If we want to balance these two objectives, we might want to assign weights to reliability and validity, and optimize the weighted average between these two objectives, i.e. \[w\cdot s_ir_{iX}+(1-w)\frac{s_{i}r_{iY}}{s_ir_{iX}}\]
Here, \(0\leq w\leq 1\). \(w\) represents the weight we give to reliability (intuitively, the amount of attention we give to reliability). The more attention/weight we give reliability, the smaller the \(1-w\), that is, we won’t be able to give much attention to validity.
Note that:
- When \(w = 1\), \(1 - w = 0\). The equation above equals \(s_ir_{iX}\). We select questions only based on reliability.
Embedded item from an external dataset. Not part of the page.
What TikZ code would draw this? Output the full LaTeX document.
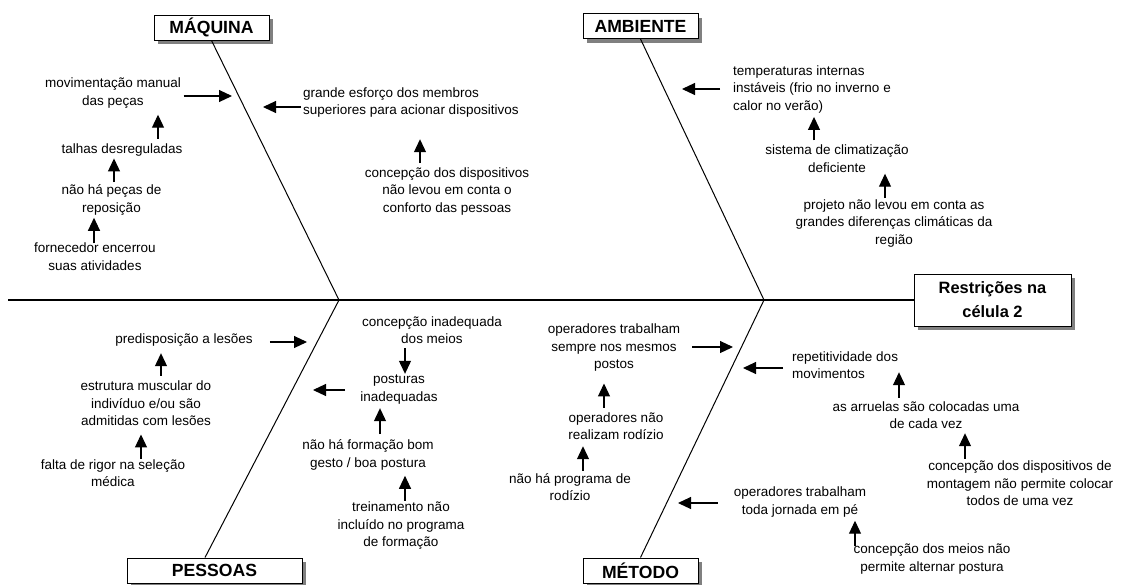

- When \(w = 0\), \(1 - w = 1\). The equation above equals \(\frac{s_ir_{iY}}{s_ir_{iX}}\). We select items that maximize validity only.
Below is the code for selecting items where we give reliability and validity equal weight of .5, i.e., \(w = .5\)
w <- .5
obj <- w * item_rel + (1 - w) * (item_val / item_rel)
max_weighted_both <- order(obj, decreasing = TRUE)[1:10]
max_weighted_both
## [1] 13 3 22 24 34 8 37 26
## [9] 25 6
You can play with this and try different values of \(w\), e.g., \(0, .1, \ldots, .9, 1\). The 10-item test selected this way will be a balance between maximizing reliability and validity.